Pero vosotros, viejos, no os pongáis celosos porque no os diga nada, sabéis que os quiero todo lo más que se puede querer a los padres. Y tú, “so pinta”, le digo a Cristino, no pongas esa cara, pues, aunque no te lo mereces, también te quiero mucho.
No os quejaréis, pues para todos ha habido algo. Añadid un abrazo a los besos que os mandé antes.»
* * *
Como seguramente se repetirán sus nombres en las páginas que siguen, explicaré que Visitación era y es mi mujer, casado con ella al comenzar la guerra civil y con quien, durante su transcurso, llevado de un lado a otro por los avatares de la contienda, sólo pude pasar muy cortas temporadas; ni que decir tiene que entonces estaba sincera y profundamente enamorado de ella. Los «viejos» eran mis buenos padres, a los que siempre he adorado. Cristino es mi único hermano, mayor que yo y con el que nunca he dejado de estar unido por un verdadero sentimiento de hermandad.

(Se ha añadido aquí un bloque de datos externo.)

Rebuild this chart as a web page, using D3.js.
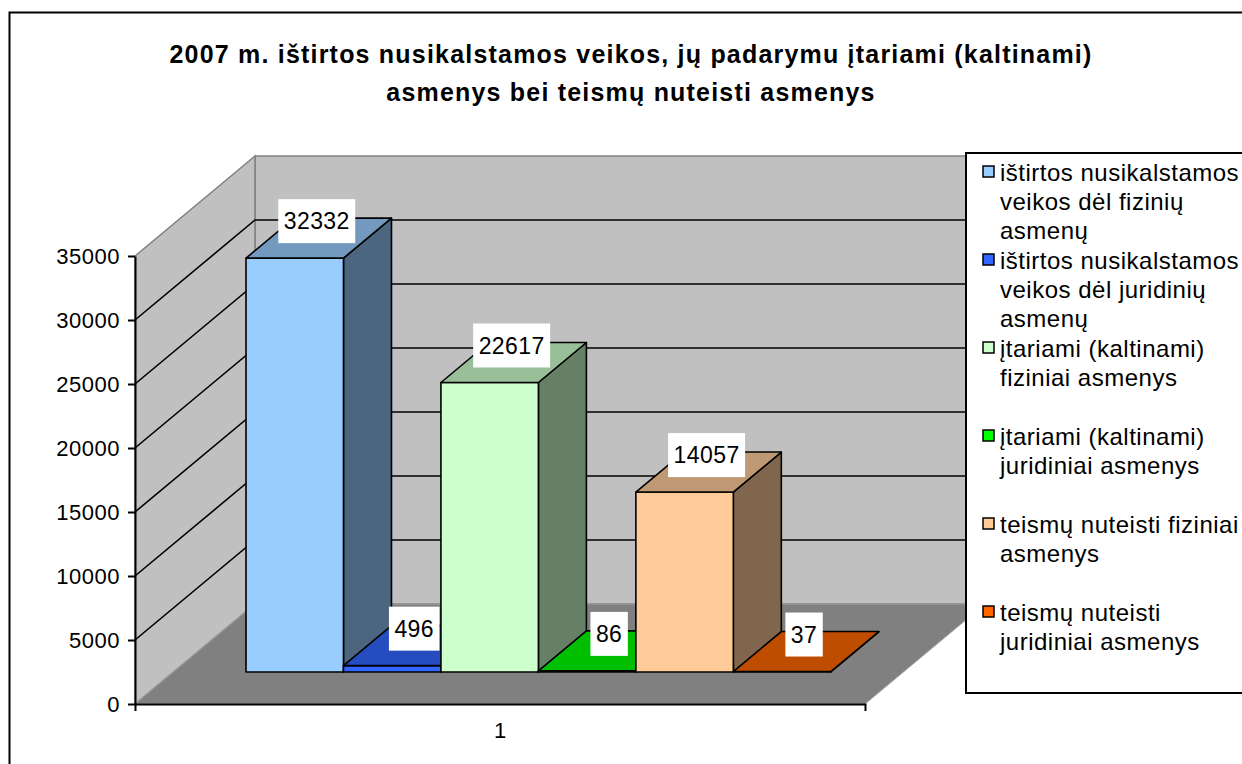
<!DOCTYPE html>
<html>
<head>
<meta charset="utf-8">
<script src="https://cdn.jsdelivr.net/npm/d3@7"></script>
<style>
  body { margin: 0; background: #fff; }
  svg text { font-family: "Liberation Sans", Arial, sans-serif; }
</style>
</head>
<body>
<div id="chart"></div>
<script>
var categories = ["1"];
var seriesNames = [
  "ištirtos nusikalstamos veikos dėl fizinių asmenų",
  "ištirtos nusikalstamos veikos dėl juridinių asmenų",
  "įtariami (kaltinami) fiziniai asmenys",
  "įtariami (kaltinami) juridiniai asmenys",
  "teismų nuteisti fiziniai asmenys",
  "teismų nuteisti juridiniai asmenys"
];
var legendLines = [
  ["ištirtos nusikalstamos", "veikos dėl fizinių", "asmenų"],
  ["ištirtos nusikalstamos", "veikos dėl juridinių", "asmenų"],
  ["įtariami (kaltinami)", "fiziniai asmenys"],
  ["įtariami (kaltinami)", "juridiniai asmenys"],
  ["teismų nuteisti fiziniai", "asmenys"],
  ["teismų nuteisti", "juridiniai asmenys"]
];
var values = [32332, 496, 22617, 86, 14057, 37];
var seriesColors = ["#99ccff", "#3366ff", "#ccffcc", "#00ff00", "#ffcc99", "#ff6600"];
var yTicks = [0, 5000, 10000, 15000, 20000, 25000, 30000, 35000];
var titleLines = [
  "2007 m. ištirtos nusikalstamos veikos, jų padarymu įtariami (kaltinami)",
  "asmenys bei teismų nuteisti asmenys"
];

var width = 1242, height = 764;
var left = 135, right = 865, floorY = 704, topY = 256;
// depth offset of the 3d box (back wall relative to front)
var depthX = 120, depthY = -100;
var barZ0 = 0.32, barZ1 = 0.72;

var svg = d3.select("#chart")
  .append("svg")
  .attr("width", width)
  .attr("height", height);

svg.append("rect")
  .attr("x", 9.5).attr("y", 12.5)
  .attr("width", 1300).attr("height", 800)
  .attr("fill", "#fff")
  .attr("stroke", "#000")
  .attr("stroke-width", 2);

var y = d3.scaleLinear().domain([0, 35000]).range([floorY, topY]);

var xOuter = d3.scaleBand().domain(categories).range([left, right]);
var xInner = d3.scaleBand()
  .domain(seriesNames)
  .range([0, xOuter.bandwidth()])
  .paddingInner(0)
  .paddingOuter(0.745);

function P(x, v, z) {
  return [x + depthX * z, y(v) + depthY * z];
}

function poly(points) {
  return points.map(function (p) { return p[0] + "," + p[1]; }).join(" ");
}

function shade(c, k) {
  var col = d3.rgb(c);
  return d3.rgb(col.r * k, col.g * k, col.b * k).toString();
}

var maxV = y.domain()[1];

// walls and floor
svg.append("polygon")
  .attr("points", poly([P(left, 0, 1), P(right, 0, 1), P(right, maxV, 1), P(left, maxV, 1)]))
  .attr("fill", "#c0c0c0")
  .attr("stroke", "#808080")
  .attr("stroke-width", 1.5);

svg.append("polygon")
  .attr("points", poly([P(left, 0, 0), P(left, 0, 1), P(left, maxV, 1), P(left, maxV, 0)]))
  .attr("fill", "#c0c0c0")
  .attr("stroke", "#808080")
  .attr("stroke-width", 1.5);

// gridlines
svg.append("g")
  .selectAll("polyline")
  .data(yTicks.filter(function (d) { return d > 0 && d < maxV; }))
  .enter()
  .append("polyline")
  .attr("points", function (d) { return poly([P(left, d, 0), P(left, d, 1), P(right, d, 1)]); })
  .attr("fill", "none")
  .attr("stroke", "#000")
  .attr("stroke-width", 1.6);

svg.append("polygon")
  .attr("points", poly([P(left, 0, 0), P(right, 0, 0), P(right, 0, 1), P(left, 0, 1)]))
  .attr("fill", "#808080")
  .attr("stroke", "#a0a0a0")
  .attr("stroke-width", 1);

// bars
var bars = svg.append("g");
values.forEach(function (v, i) {
  var x0 = xOuter(categories[0]) + xInner(seriesNames[i]);
  var x1 = x0 + xInner.bandwidth();
  var c = seriesColors[i];
  var g = bars.append("g")
    .attr("stroke", "#000")
    .attr("stroke-width", 1.6)
    .attr("stroke-linejoin", "round");
  g.append("polygon")
    .attr("points", poly([P(x1, 0, barZ0), P(x1, 0, barZ1), P(x1, v, barZ1), P(x1, v, barZ0)]))
    .attr("fill", shade(c, 0.5));
  g.append("polygon")
    .attr("points", poly([P(x0, 0, barZ0), P(x1, 0, barZ0), P(x1, v, barZ0), P(x0, v, barZ0)]))
    .attr("fill", c);
  g.append("polygon")
    .attr("points", poly([P(x0, v, barZ0), P(x1, v, barZ0), P(x1, v, barZ1), P(x0, v, barZ1)]))
    .attr("fill", shade(c, 0.75));
});

// y axis
var yAxis = svg.append("g")
  .attr("transform", "translate(" + left + ",0)")
  .call(d3.axisLeft(y).tickValues(yTicks).tickSizeInner(7).tickSizeOuter(0).tickPadding(8).tickFormat(d3.format("d")));
yAxis.select(".domain").attr("stroke-width", 2);
yAxis.selectAll(".tick line").attr("stroke-width", 2);
yAxis.selectAll(".tick text")
  .style("font-size", "22px")
  .style("letter-spacing", "0.5px")
  .attr("fill", "#000");

// x axis
var xAxis = svg.append("g")
  .attr("transform", "translate(0," + floorY + ")")
  .call(d3.axisBottom(xOuter).tickSizeInner(0).tickSizeOuter(7).tickPadding(18));
xAxis.select(".domain").attr("stroke-width", 2);
xAxis.selectAll(".tick text")
  .style("font-size", "22px")
  .attr("fill", "#000");

// data labels
var labels = svg.append("g");
values.forEach(function (v, i) {
  var x0 = xOuter(categories[0]) + xInner(seriesNames[i]);
  var cx = x0 + xInner.bandwidth() / 2 + depthX * (barZ0 + barZ1) / 2 - 2;
  var cy = y(v) + depthY * (barZ0 + barZ1) / 2 - 17;
  var lg = labels.append("g");
  var rect = lg.append("rect").attr("fill", "#fff");
  var t = lg.append("text")
    .attr("x", cx)
    .attr("y", cy)
    .attr("text-anchor", "middle")
    .attr("dominant-baseline", "central")
    .style("font-size", "23px")
    .style("letter-spacing", "0.4px")
    .text(v);
  var w = t.node().getComputedTextLength() + 11;
  rect.attr("x", cx - w / 2).attr("y", cy - 22).attr("width", w).attr("height", 44);
});

// title
svg.append("g")
  .selectAll("text")
  .data(titleLines)
  .enter()
  .append("text")
  .attr("x", 631)
  .attr("y", function (d, i) { return 63 + i * 38; })
  .attr("text-anchor", "middle")
  .style("font-size", "25px")
  .style("font-weight", "bold")
  .style("letter-spacing", "1.2px")
  .text(function (d) { return d; });

// legend
var legend = svg.append("g");
legend.append("rect")
  .attr("x", 966).attr("y", 153)
  .attr("width", 320).attr("height", 540)
  .attr("fill", "#fff")
  .attr("stroke", "#000")
  .attr("stroke-width", 2);

legendLines.forEach(function (lines, i) {
  var cy = 172 + i * 88;
  legend.append("rect")
    .attr("x", 983).attr("y", cy - 6)
    .attr("width", 11).attr("height", 11)
    .attr("fill", seriesColors[i])
    .attr("stroke", "#000")
    .attr("stroke-width", 1.5);
  legend.selectAll(null)
    .data(lines)
    .enter()
    .append("text")
    .attr("x", 1000)
    .attr("y", function (d, j) { return cy + j * 29; })
    .attr("dominant-baseline", "central")
    .style("font-size", "24px")
    .style("letter-spacing", "0.5px")
    .text(function (d) { return d; });
});
</script>
</body>
</html>
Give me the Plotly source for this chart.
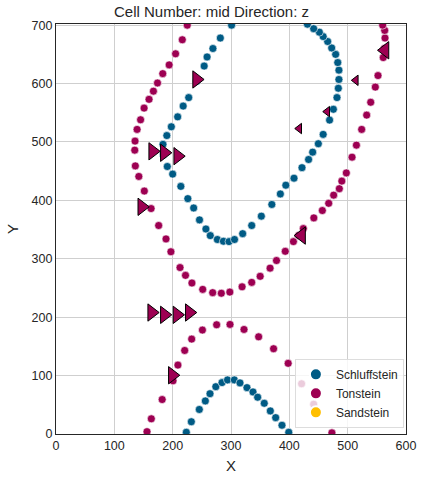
import plotly.graph_objects as go

# ---- data ----
schluff_x = [301, 281.7, 269, 259, 254, 241, 227.5, 218, 208.6, 197.7, 190, 183.4, 184, 190.8, 200,
             214, 226, 236, 246, 257, 264.5, 276.6, 287, 296.6, 306, 320, 335.5, 352, 370,
             384.6, 394, 408, 421.7, 433, 440, 449.7, 458, 469, 475.5, 481.7, 484, 485, 485,
             483, 479.4, 472.6, 465.7, 458, 451.5, 441.7, 431,
             223.4, 232, 245.7, 256, 264, 274, 284.6, 294, 305.7, 315.4, 327.4, 337.7, 345.7,
             357, 367.4, 376.6, 387.4, 399]
schluff_y = [700, 678, 660, 645.6, 630, 604, 576, 561.5, 543, 526, 511, 496, 478, 458, 445,
             424, 403, 387, 366.6, 351, 339.7, 333, 330, 329.4, 333, 343, 357, 373, 393,
             411, 426, 438, 456, 470, 482.6, 497, 513, 537.5, 556, 576, 592, 607, 623,
             636, 650, 661, 672, 680.5, 688, 694, 701.7,
             3, 21, 42, 56.6, 69, 81, 88, 92.6, 92.6, 87.5, 79.4, 72, 63,
             52.6, 39.5, 28, 15, 3]

ton_x = [225, 216.5, 205, 194, 183, 174, 167, 159.5, 151, 145, 139, 135.5, 135, 136, 142, 151.4,
         163, 176, 188.6, 197, 212.6, 222, 233, 251.5, 268.6, 283.4, 298, 319, 335.5, 350,
         367, 378, 393, 407, 416, 424, 442, 456.6, 467.5, 476, 485.7, 490, 497.7, 507.5,
         515, 524, 532.6, 539.5, 547.4, 552, 561, 563, 564, 563.5, 560,
         156, 163.4, 182, 200.6, 209, 220.6, 232.6, 251, 275.4, 298.3, 322.3, 347.4, 373,
         398, 421, 441.7, 473]
ton_y = [700, 675, 651, 632, 617, 601, 587, 573, 558, 538, 521.5, 501.5, 486, 459, 441, 416,
         386, 357, 334, 312, 285, 271.6, 258.5, 247.6, 242, 241, 243, 252, 259.6, 270,
         284, 297, 312.8, 329.4, 340, 351.7, 370, 382.6, 395, 409, 420, 433, 447, 474,
         494.6, 521.5, 546, 568, 594, 613.7, 644.5, 660, 678, 691, 700,
         4, 26, 59, 91, 118, 143, 162.5, 178, 187, 187.6, 179, 166.4, 146,
         121, 86, 51, 2]

sand_x = []
sand_y = []

# triangle markers (direction, magnitude)
tri_x = [241, 165.7, 185.7, 208.6, 147, 164, 185.7, 207.4, 228.5, 199.4, 564, 421, 514, 465, 417]
tri_y = [607, 484, 481.5, 475.7, 389, 208, 204, 204, 208, 100.6, 657, 339.7, 605.6, 552, 523]
tri_dir = ["right", "right", "right", "right", "right", "right", "right", "right", "right",
           "right", "left", "left", "left", "left", "left"]
tri_mag = ["big", "big", "big", "big", "big", "big", "big", "big", "big", "big",
           "big", "big", "small", "small", "small"]

BLUE = "#005b85"
MAG = "#9d0052"
YEL = "#ffbf00"

fig = go.Figure()
fig.add_trace(go.Scatter(x=schluff_x, y=schluff_y, mode="markers", name="Schluffstein",
                         marker=dict(color=BLUE, size=8, opacity=1,
                                     line=dict(color="white", width=0.6))))
fig.add_trace(go.Scatter(x=ton_x, y=ton_y, mode="markers", name="Tonstein",
                         marker=dict(color=MAG, size=8, opacity=1,
                                     line=dict(color="white", width=0.6))))
fig.add_trace(go.Scatter(x=sand_x if sand_x else [None], y=sand_y if sand_y else [None],
                         mode="markers", name="Sandstein",
                         marker=dict(color=YEL, size=8, opacity=1,
                                     line=dict(color="white", width=0.6))))

sizes = {"big": 15, "small": 9}
fig.add_trace(go.Scatter(
    x=tri_x, y=tri_y, mode="markers", showlegend=False,
    marker=dict(symbol=["triangle-" + d for d in tri_dir],
                size=[sizes[m] for m in tri_mag], opacity=1,
                color=MAG, line=dict(color="black", width=1))))

axis_common = dict(showgrid=True, gridcolor="#cfcfcf", gridwidth=1, zeroline=False,
                   showline=True, mirror=True, linecolor="#262626", linewidth=1.3,
                   ticks="", tickfont=dict(size=12.5, color="#262626"),
                   title_font=dict(size=15, color="#262626"))

fig.update_layout(
    width=423, height=481,
    margin=dict(l=56, r=17, t=24, b=47),
    paper_bgcolor="white", plot_bgcolor="white",
    font=dict(family="Liberation Sans, Arial, sans-serif", color="#262626"),
    title=dict(text="Cell Number: mid Direction: z", x=0.5, xanchor="center",
               yref="container", y=1 - 12 / 481, yanchor="middle",
               font=dict(size=15, color="#262626")),
    xaxis=dict(range=[0, 600], tickvals=[0, 100, 200, 300, 400, 500, 600],
               title=dict(text="X", standoff=8), automargin=False, **axis_common),
    yaxis=dict(range=[0, 702], tickvals=[0, 100, 200, 300, 400, 500, 600, 700],
               title=dict(text="Y", standoff=9), automargin=False, **axis_common),
    legend=dict(x=0.994, y=0.015, xanchor="right", yanchor="bottom",
                bgcolor="rgba(255,255,255,0.8)", bordercolor="#dddddd", borderwidth=1,
                font=dict(size=12, color="#262626"), itemsizing="constant"),
)

fig.write_html("out.html", config={"displayModeBar": False},
               post_script="document.body.style.margin='0px';document.body.style.overflow='hidden';")
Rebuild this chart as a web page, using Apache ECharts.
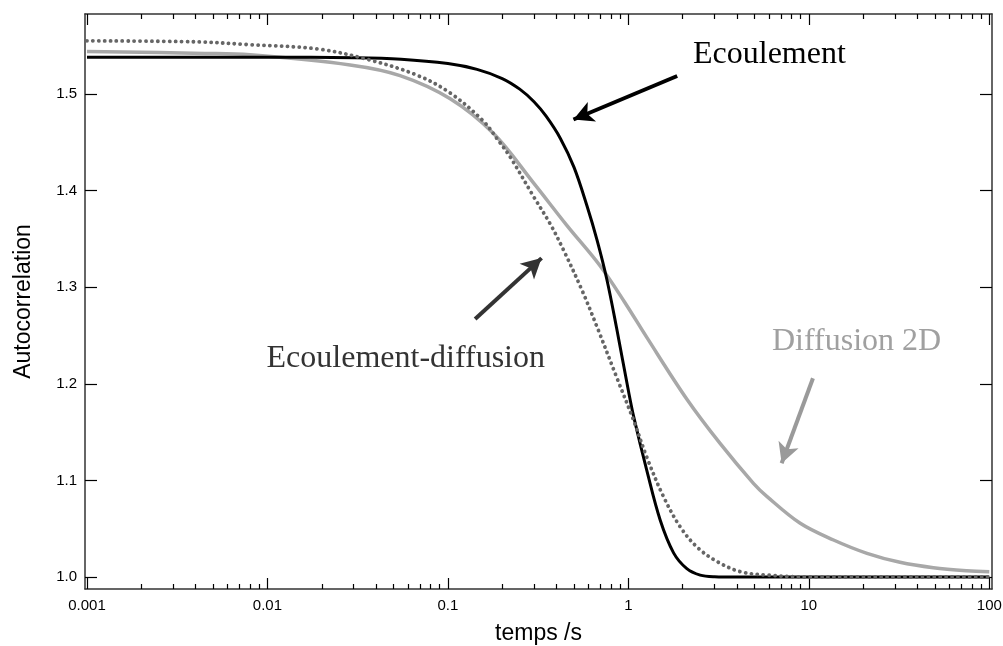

No es preciso añadir que mis sentimientos afectivos se hallaban exacerbados hasta el máximo y que toda mi carta, aunque hoy en alguno de sus pasajes me pueda parecer plena de ingenuidad, está impregnada de la pasión comprimida dentro de los muros de la cárcel.
Como al principio de la misma carta digo, ésta fue enviada a casa a través,o por conducto, de cualquiera de los medios de que disponíamos: otro presoque sale en libertad, disimulado escondite en la «cistella» (cesta con que nosentraban la comida de casa), «buenos oficios» de algún guardián o soldado,por lo común pagados, por los que iban a juicio, etc., etc. Escribía algo la mayoría de los días, y cuando se me presentaba oportunidad mandaba lo escritoa casa, pues temía perderlo en los continuos registros que sufríamos nosotros y nuestras cosas.
* * *
Tras esta misiva familiar, comenzando desde su principio, a continuación van las notas de mi «diario», transcritas tal y como en su día las concebí, con un comentario actual, a veces mucho más extenso que la nota, puesto a continuación de ella.
Para una mayor claridad, haré constar que lo entonces escrito, el «diario», irá siempre entrecomillado, y los comentarios posteriores sin indicación alguna, perfectamente separadas una cosa de la otra.
PRIMERA ETAPA
ALICANTE - ALBATERA - ORIHUELA
(29 de marzo a 24 de julio de 1939)
I. ALICANTE
29 de marzo.- Salida de Valencia a las dos de la madrugada. Llegada a Alicante a las diez de la mañana. A las siete de la tarde entrada en el muelle.
* * *
Sólo esa corta nota exclusivamente cronológica, más algún breve relato retrospectivo escrito con posterioridad, conservo de tan memorable día del año 1939. Sin embargo, fue tal la alucinante intensidad de sus horas que hoy, al recordarlas, reviven ante mis ojos todos los hechos que entonces tuvieron lugar, con deslumbrante relieve, tal y como si los estuviera viviendo de nuevo.
Recuerdo perfectamente el 28 de aquel lejano marzo. Fracasadas durante el día todas las gestiones realizadas para salir de España, a las once de la noche marché a Capitanía General, en último y desesperado intento de librarme de caer en manos de los triunfantes ejércitos nacionales. El general Aranguren, de uniforme, aunque sin polainas y calzado con unas cómodas pantuflas, era la estampa viva de una valiente serenidad, quizás un tanto fatalista, en medio del acusado nerviosismo de todos los que llenábamos los amplios salones.
Me encontré allí a un grupo de abogados, todos, como yo, oficiales del Cuerpo Jurídico del Ejército Republicano, venidos de Madrid y de la Zona Central, con quienes pronto quedé ligado por el deseo común de marchar al extranjero.
Aproximadamente a las doce de la noche, hablo con el comandante Carretero, ayudante de Aranguren y antiguo compañero en la Facultad de Derecho. Me expone sinceramente la situación: completa imposibilidad de embarcar en Valencia, pues aunque en este puerto hay tres buques ingleses, sus capitanes se niegan a zarpar; añade que la única probabilidad de salir está en Alicante, donde, a aquellas horas, tiene noticias de que se halla un barco cargando gente, dispuesto a hacerse a la mar, y que todavía no está lleno.
Tras un breve cambio de impresiones con mis camaradas jurídicos, decidimos marchar hacia dicha ciudad y que sea yo quien conduzca el coche que a ellos les ha traído desde Madrid. Nos ponemos enseguida en movimiento. En la plaza de Tetuán tomo posesión de mi puesto al volante de un automóvil en el que es la primera vez que monto y cuyo mecanismo me es por completo desconocido, un Dodge, pesadote y viejo, pero potente, del cual sólo me explican, muy someramente, el funcionamiento del cambio de marchas (el que lo trajo de Madrid se quedaba en Valencia y los otros no sabían conducir).